Monday, July 05, 2010

And now, on a lighter note ...

Forget the effect on children, direct or indirect. Who cares about reinforcing the contraceptive mentality. To heck with the death of religious freedom. Here is the ultimate argument. If this is gay "marriage," all sane people should be against it.


The headline at the Daily Mirror says it all: "Gay couple banned from having giant models of The Simpsons as guests of honour at wedding." (Though you'd think the Sun wooda-dunn better, "I Do-hhhh" or something wittier.)

I guess it is appropriate though -- imaginary fictional witnesses for an imaginary fictional wedding.

I don't mean that as completely sarcastically as it might sound (obviously, breeders have been known to be tacky too). But it's pretty clear after years of practice (I am generalizing, I realize) that homosexuals don't want a marriage, they want a wedding; that they have no sense of solemnity and don't see monogamy as important. Heck, if a wedding is all about you and your fabulousness, why not have cartoon-character dummies as guests of honor?

And this couple seems ... well, how to put it delicately ... Psychological Case Study One supporting the "homosexuality as arrested development" theory.
Glyn and Roy will get over the snub to their cartoon heroes by not going on honeymoon ... and watching DVDs of the Simpsons instead.
I love "The Simpsons" as much as the next guy but ... does one laugh or cry? Shouldn't the honeymoon be about ... y'know ... lots of gettin nekkid and makin' out and sex'n'stuff. (I looked this up a few years ago ... I think it's supposed to involve that but I could be getting this part wrong.) You almost feel sorry for the Cardiff city council spokesflak stating the so-obvious-it's-passe in these Very Interesting Times:
A Cardiff city council spokeswoman said: “Guidance from the Registrar General states that the Registrar should always insist upon the seemly behaviour of the parties and their witnesses.
“All ceremonies – marriages and civil partnerships – should therefore be solemn and dignified.
“It is Cardiff Council’s view that this request was outside that definition and could not be permitted.”

New links

Some people have said for years I dwell too much on Topic H, and, while that's the premise of the site, I can't deny that it makes me seem more of a gloomy killjoy than I am. I don't think I'm being immodest when I say that people who know me in the flesh know that I can be as funny and witty as ... ahem ... Oscar Wilde. And obviously I have secular interests -- I'm a huge fan of both sports and politics and beer (only "chicks" are left out -- durnit). And like most guys with my issues, I was a pop-culture junkie as a boy. As a result of all this, "blending in" among straight guys has never been hard for me.

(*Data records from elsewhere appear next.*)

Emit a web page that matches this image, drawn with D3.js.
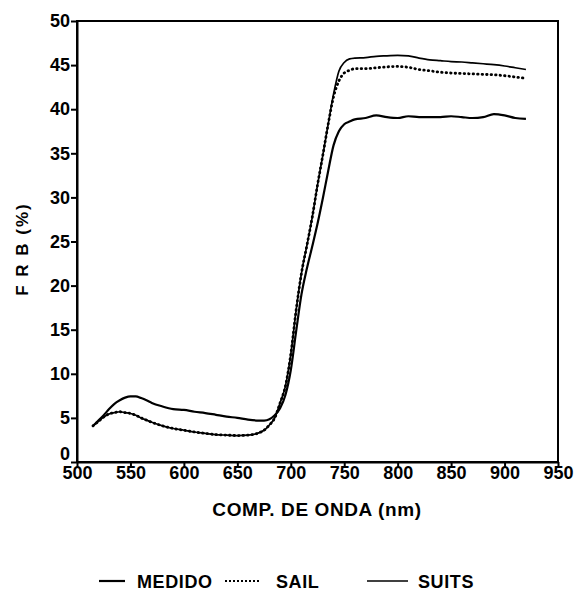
<!DOCTYPE html>
<html>
<head>
<meta charset="utf-8">
<script src="https://cdn.jsdelivr.net/npm/d3@7"></script>
<style>
  body { margin: 0; background: #fff; }
  svg text { font-family: "Liberation Sans", Arial, sans-serif; font-weight: bold; fill: #000; }
</style>
</head>
<body>
<script>
'use strict';

var width = 579;
var height = 596;

// comprimento de onda (nm)
var wavelengths = [515, 520, 525, 530, 535, 540, 545, 550, 555, 560, 565, 570, 580, 590, 600,
    610, 620, 630, 640, 650, 660, 670, 675, 680, 685, 690, 695, 700, 705, 710, 715, 720, 725,
    730, 735, 740, 745, 750, 755, 760, 770, 780, 790, 800, 810, 820, 830, 840, 850, 860, 870,
    880, 890, 900, 910, 920];

var medido = [4.1, 4.7, 5.3, 6.0, 6.6, 7.0, 7.3, 7.45, 7.45, 7.25, 7.0, 6.7, 6.3, 6.0, 5.9,
    5.7, 5.55, 5.35, 5.15, 5.0, 4.8, 4.7, 4.7, 4.85, 5.3, 6.1, 7.6, 10.4, 14.8, 19.0, 21.9, 24.4, 27.0,
    29.9, 33.0, 35.9, 37.5, 38.3, 38.6, 38.85, 39.0, 39.3, 39.1, 39.0, 39.2, 39.1, 39.1, 39.1, 39.2, 39.1, 39.0,
    39.1, 39.45, 39.3, 39.0, 38.9];

var sail = [4.1, 4.6, 5.1, 5.45, 5.6, 5.7, 5.6, 5.5, 5.3, 5.0, 4.75, 4.5, 4.1, 3.8, 3.6,
    3.4, 3.25, 3.1, 3.05, 3.0, 3.05, 3.3, 3.6, 4.2, 5.0, 6.7, 8.6, 12.2, 17.2, 21.4, 24.5, 27.7, 31.4,
    34.8, 38.3, 41.4, 43.2, 44.1, 44.4, 44.6, 44.6, 44.7, 44.8, 44.85, 44.75, 44.5, 44.35, 44.2, 44.1, 44.05, 44.0,
    43.95, 43.9, 43.8, 43.65, 43.5];

var suits = [4.1, 4.6, 5.1, 5.45, 5.6, 5.7, 5.6, 5.5, 5.3, 5.0, 4.75, 4.5, 4.1, 3.8, 3.6,
    3.4, 3.25, 3.1, 3.05, 3.0, 3.05, 3.3, 3.6, 4.2, 5.0, 6.7, 8.6, 12.2, 17.2, 21.4, 24.5, 27.7, 31.4,
    34.8, 38.3, 41.7, 44.3, 45.3, 45.7, 45.8, 45.85, 46.0, 46.05, 46.1, 46.05, 45.8, 45.6, 45.5, 45.4, 45.35, 45.25,
    45.15, 45.05, 44.9, 44.7, 44.5];

var xTicks = [500, 550, 600, 650, 700, 750, 800, 850, 900, 950];
var yTicks = [0, 5, 10, 15, 20, 25, 30, 35, 40, 45, 50];

var seriesNames = ['MEDIDO', 'SAIL', 'SUITS'];

var svg = d3.select('body').append('svg')
    .attr('width', width)
    .attr('height', height);

var x = d3.scaleLinear().domain([500, 950]).range([77, 558]);
var y = d3.scaleLinear().domain([0, 50]).range([462, 21]);

// moldura
svg.append('rect')
    .attr('x', x(500))
    .attr('y', y(50))
    .attr('width', x(950) - x(500))
    .attr('height', y(0) - y(50))
    .style('fill', 'none')
    .style('stroke', '#000')
    .style('stroke-width', 2);

var xAxis = svg.append('g')
    .attr('transform', 'translate(0,' + y(0) + ')')
    .call(d3.axisBottom(x).tickValues(xTicks).tickSize(5).tickSizeOuter(0).tickPadding(-1));

var yAxis = svg.append('g')
    .attr('transform', 'translate(' + x(500) + ',0)')
    .call(d3.axisLeft(y).tickValues(yTicks).tickSize(6).tickSizeOuter(0).tickPadding(1));

[xAxis, yAxis].forEach(function (g) {
    g.select('.domain').style('stroke', '#000').style('stroke-width', 2);
    g.selectAll('.tick line').style('stroke', '#000').style('stroke-width', 2);
    g.selectAll('.tick text')
        .style('font-family', '"Liberation Sans", Arial, sans-serif')
        .style('font-weight', 'bold')
        .style('font-size', '18px')
        .style('fill', '#000');
});

// o "0" fica um pouco acima para nao tocar no "500"
yAxis.selectAll('.tick text')
    .filter(function (d) { return d === 0; })
    .attr('dy', '-0.12em');

svg.append('text')
    .attr('x', 317)
    .attr('y', 516)
    .attr('text-anchor', 'middle')
    .style('font-size', '19px')
    .style('letter-spacing', '0.6px')
    .text('COMP. DE ONDA (nm)');

svg.append('text')
    .attr('transform', 'translate(28,249) rotate(-90)')
    .attr('text-anchor', 'middle')
    .style('font-size', '17px')
    .style('letter-spacing', '2px')
    .text('F R B (%)');

function series (values) {
    return wavelengths.map(function (w, i) { return [w, values[i]]; });
}

var line = d3.line()
    .x(function (d) { return x(d[0]); })
    .y(function (d) { return y(d[1]); })
    .curve(d3.curveMonotoneX);

var styles = {
    MEDIDO: { width: 2.2, dash: null, cap: 'butt' },
    SAIL: { width: 2.8, dash: '0.5,4', cap: 'round' },
    SUITS: { width: 1.7, dash: null, cap: 'butt' }
};

var data = { MEDIDO: medido, SAIL: sail, SUITS: suits };

seriesNames.forEach(function (name) {
    svg.append('path')
        .datum(series(data[name]))
        .attr('d', line)
        .style('fill', 'none')
        .style('stroke', '#000')
        .style('stroke-width', styles[name].width)
        .style('stroke-dasharray', styles[name].dash)
        .style('stroke-linecap', styles[name].cap)
        .style('stroke-linejoin', 'round');
});

// legenda
var legendItems = [
    { name: 'MEDIDO', x1: 99, x2: 125, tx: 137 },
    { name: 'SAIL', x1: 225, x2: 261, tx: 276 },
    { name: 'SUITS', x1: 367, x2: 408, tx: 418 }
];

var legend = svg.append('g').attr('transform', 'translate(0,581)');

legendItems.forEach(function (item) {
    var st = styles[item.name];
    legend.append('line')
        .attr('x1', item.x1)
        .attr('x2', item.x2)
        .attr('y1', 0)
        .attr('y2', 0)
        .style('stroke', '#000')
        .style('stroke-width', item.name === 'SAIL' ? 2 : st.width)
        .style('stroke-dasharray', item.name === 'SAIL' ? '2,2' : null);
    legend.append('text')
        .attr('x', item.tx)
        .attr('y', 6.5)
        .style('font-size', '18px')
        .style('letter-spacing', '0.6px')
        .text(item.name);
});
</script>
</body>
</html>
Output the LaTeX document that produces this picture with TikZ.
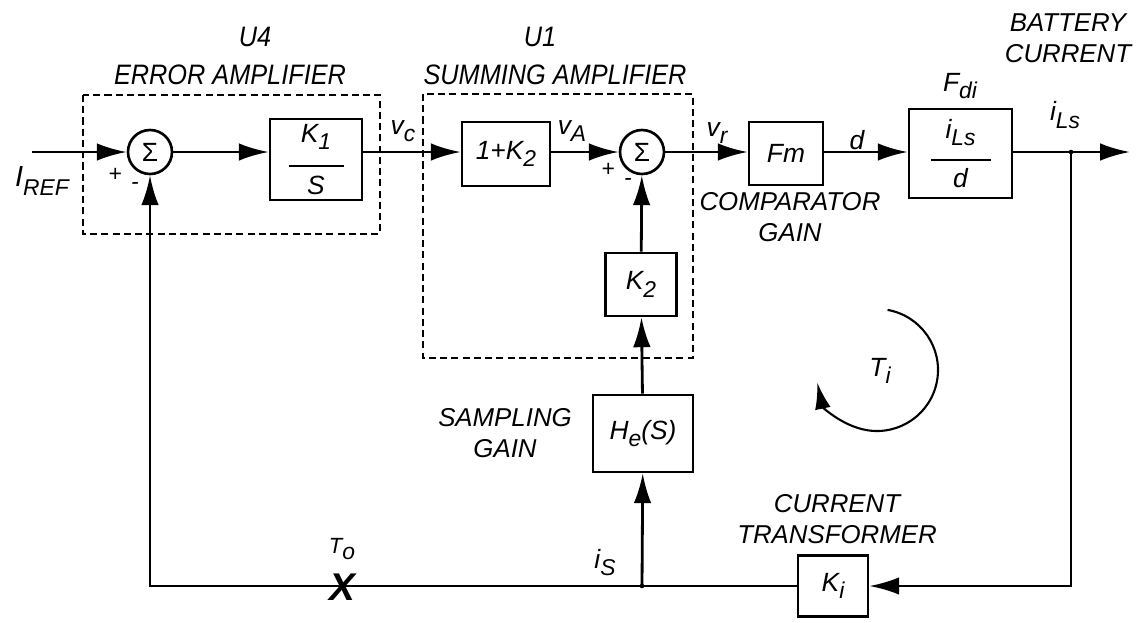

So, partly to present a more-balanced view of who I am and maybe come across as a more attractive human being, and partly to make regular blogging psychologically easier -- I've decided to let myself write about other topics.

I've removed some dead or radically changed sites from my link list at the right. And I've also added a new category -- "homocons," a couple of whom I've come to enjoy reading and interacting some with on Twitter. It should go without saying that these are sites of people who practice the lifestyle and/or identify as gay (which is why they're in a different category than Catholic and Same-Sex-Attraction sites. They're not pornographic but the morality of the homosexual act and derivative conclusions are assumed and/or argued for. The over-scrupulous should consider that your warning).

Easter rebirths


I began a recent Easter Saturday in the depths. I was in a Washington DC hotel room late in the morning, wrestling a 240-pound bodybuilder -- voluntarily and knowing that beforehand of course. The results were predictable, and not undesired.

About a half-hour after it was over, I was sitting in the hotel's bar, sipping a soda, picking half-heartedly at the savory party-mix bowl the bartender had put out. I was sore all over, though not really hurt; and my face had some markings, though nothing major or permanent. And like St. Augustine under the fig tree, I was weeping bitterly (though silently, because I was in a public place).

I texted a buddy, to whom I've never come "out," that I was in a lot of pain, not specifying the kind. And telling him that I was "dead to the sin that has torn at me all my life" (as explicit as I wanted to be with him), and asked him point blank "tell me why I should go to the Easter Vigil."

He responded: "read St. Augustine's Confessions, book 8, chapter 12." I was pretty sure what passage that was -- I've read the whole of the book at least three times, including once as late-night bedside reading. But I was able, thanks to the miracle of smart phones and Internet access, to look it up and yeah ... it was St. Augustine recounting his conversion, weeping under the fig tree.